Driving Iceland's Ring Road in September

Waterfalls, black sand beaches, and empty highland roads. Why shoulder season is the best time to circle Iceland.

Driving Iceland's Ring Road in September

September in Iceland is a gamble, and that’s exactly why it works. The summer crowds are gone. The highland roads are still open — barely. The northern lights start appearing. And the landscape shifts into autumn colors that nobody tells you about: rust-orange moss, golden birch scrub, purple heather across lava fields.

The Ring Road — Route 1 — loops 1,322 kilometers around the entire island. Most people drive it in 7–10 days. You could do it in less, but you’d miss the reason to come.

The Route, Counterclockwise

Driving counterclockwise from Reykjavik means you hit the South Coast first, when you’re still awed by everything, and save the empty, moody Westfjords-adjacent north coast for later when the novelty of waterfalls has worn off and you’re ready for something starker.

South Coast (Days 1–3)

This is the greatest hits section, and it earns the reputation. Seljalandsfoss, where you walk behind the waterfall. Skógafoss, where the spray hits you a hundred meters away. Reynisfjara black sand beach with its basalt columns and sneaker waves.

The trick is timing. Start driving from Vik at sunrise. You’ll hit Reynisfjara before the bus tours, and the morning light on the black sand and sea stacks is unlike anything else.

Glacier lagoon at Jökulsárlón is the emotional peak. Icebergs calve off the glacier and float through a lagoon to the ocean, where they wash up on a black sand beach. It sounds like something from a documentary, and in person it’s better.

East Fjords (Days 3–5)

This is where the crowds thin out. The east coast is a series of narrow fjords with small fishing towns tucked into each one. The driving is slow — mountain passes between fjords, single-lane tunnels, sheep on the road.

Stop in Seyðisfjörður, a town of 700 people with rainbow-painted streets and a blue church at the end of the main road. It’s where the ferry from Denmark arrives, and it has a creative energy that doesn’t match its size.

North (Days 5–7)

Akureyri is Iceland’s second city, which means it has two bookstores and a botanical garden. It’s a good base for the Mývatn area — a volcanic lake surrounded by lava formations, steam vents, and natural hot springs.

The Mývatn Nature Baths are the local alternative to the Blue Lagoon. Fraction of the price, fraction of the tourists, same milky blue water with a view of volcanic craters.

West and Back to Reykjavik (Days 7–9)

The Snæfellsnes Peninsula is sometimes called “Iceland in miniature” because it packs glaciers, lava fields, beaches, and a volcano into a single arm of land. Kirkjufell — the mountain with the waterfall in front — is here.

What You Actually Need

A 4WD rental. Even if you’re sticking to Route 1, the gravel roads to trailheads and hot springs require clearance. Budget $100–150/day in September for a decent SUV.
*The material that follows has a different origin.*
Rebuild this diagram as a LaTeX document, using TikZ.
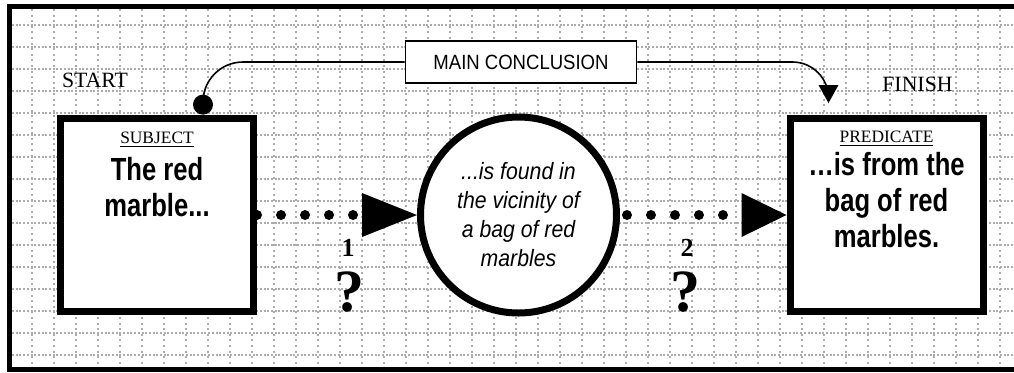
\documentclass[tikz,border=0pt]{standalone}
\usepackage{fontspec}
\setmainfont{Liberation Serif}
\newfontfamily\plainsans[FakeStretch=0.9]{Liberation Sans}
\newfontfamily\heavysans[FakeStretch=0.8]{Liberation Sans}
\usetikzlibrary{arrows.meta, positioning}

\begin{document}
\begin{tikzpicture}[x=0.5pt, y=-0.5pt,
      gridline/.style={gray!65, line width=0.9pt},
      termbox/.style={rectangle, draw, fill=white, line width=3.5pt,
                      minimum width=96.5pt, minimum height=96.5pt, inner sep=0pt},
      middle/.style={circle, draw, fill=white, line width=3.5pt,
                     minimum size=98pt, inner sep=0pt, align=center,
                     font=\plainsans\itshape\fontsize{11.8}{14.5}\selectfont},
      tag/.style={font=\fontsize{8.7}{10}\selectfont, inner sep=0pt, anchor=base},
      claim/.style={font=\heavysans\bfseries\fontsize{16}{18}\selectfont,
                    align=center, inner sep=0pt, anchor=north},
      endlabel/.style={font=\fontsize{10.9}{12}\selectfont, inner sep=0pt},
      stepnum/.style={font=\bfseries\fontsize{13}{14}\selectfont, inner sep=0pt},
      query/.style={font=\bfseries\fontsize{30}{30}\selectfont, inner sep=0pt},
      link/.style={line width=5pt, line cap=round, dash pattern=on 0pt off 12pt},
      thin/.style={line width=0.8pt}
    ]
    \useasboundingbox (0,0) rectangle (1014,372);

    % Graph paper
    \foreach \gx in {0,...,44} {
      \draw[gridline, dash pattern=on 1pt off 1.8pt] ({31.7+22*\gx},9) -- ({31.7+22*\gx},368);
    }
    \foreach \gy in {0,...,15} {
      \draw[gridline, dash pattern=on 1pt off 0.85pt] (12,{25+22*\gy}) -- (1014,{25+22*\gy});
    }

    % Frame (open on the right)
    \draw[line width=2.5pt] (1014,6.7) -- (9.5,6.7) -- (9.5,369.8) -- (1014,369.8);

    % Subject, middle term, predicate
    \node[termbox] (subj) at (157,215) {};
    \node[termbox] (pred) at (886.5,215) {};
    \node[middle] (mid) at (518.5,215)
          {...is found in\\the vicinity of\\a bag of red\\marbles};

    \node[tag] (subjtag) at (157,143) {\underline{SUBJECT}};
    \node[claim] (subjtext) at (157,156.7) {The red\\marble...};
    \node[tag] (predtag) at (886.5,142.7) {\underline{PREDICATE}};
    \node[claim] (predtext) at (886.5,151.7) {…is from the\\bag of red\\marbles.};

    \node[endlabel] (start) at (95,80) {START};
    \node[endlabel] (finish) at (917.5,84) {FINISH};

    % Main conclusion
    \node[rectangle, draw, fill=white, thin, minimum width=115.5pt, minimum height=21pt,
          font=\plainsans\fontsize{10.3}{12}\selectfont] (main) at (521,62) {MAIN CONCLUSION};
    \node[circle, fill, minimum size=10pt, inner sep=0pt, anchor=south]
          (subjdot) at ([xshift=23pt]subj.north) {};
    \coordinate (finishpt) at ([xshift=-29pt,yshift=6pt]pred.north);

    \draw[thin, rounded corners=20pt] (subjdot.center) |- (main.west);
    \draw[thin, rounded corners=18pt,
          -{Triangle[length=9pt, width=10pt, line width=0pt]}] (main.east) -| (finishpt);

    % Dotted steps
    \draw[link, -{Triangle[length=27.5pt, width=22pt, line width=0pt]}] (subj.east) -- (mid.west);
    \draw[link, -{Triangle[length=22.5pt, width=22pt, line width=0pt]}] ([xshift=3.5pt]mid.east) -- (pred.west);

    \node[stepnum] (num1) at (348,248) {1};
    \node[query] (ask1) at (349,292) {?};
    \node[stepnum] (num2) at (687,248) {2};
    \node[query] (ask2) at (685,292) {?};
  \end{tikzpicture}
\end{document}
Layers, not bulk. The weather changes every twenty minutes. A merino base layer, a fleece, and a waterproof shell handle everything from 4°C rain to 14°C sunshine. Skip the heavy winter gear — September isn’t winter yet.

A camp stove or grocery plan. Restaurant meals in Iceland are expensive ($30–50 per person for something basic). The budget move is shopping at Bónus supermarkets and cooking at guesthouse kitchens or campsites.

Sleeping

Mix of guesthouses and campgrounds works best. Guesthouses run $120–200/night for a double room with shared bathroom. Campgrounds are $15–20/person and most stay open through mid-September.

Book the south coast accommodation in advance — it fills up even in shoulder season. The east and north you can often find night-of.

September-Specific Tips

The northern lights appear starting in late August, but September gives you longer dark windows. Download an aurora forecast app and keep your expectations flexible — some trips you’ll see them every night, others not at all.

Daylight drops from about 14 hours at the start of September to 12 by the end. That’s still plenty of driving and hiking time, and the lower sun angle makes everything more photogenic.

Some highland interior roads (F-roads) close in mid-to-late September depending on weather. If you want to drive Landmannalaugar or the Kjölur route, go in the first week.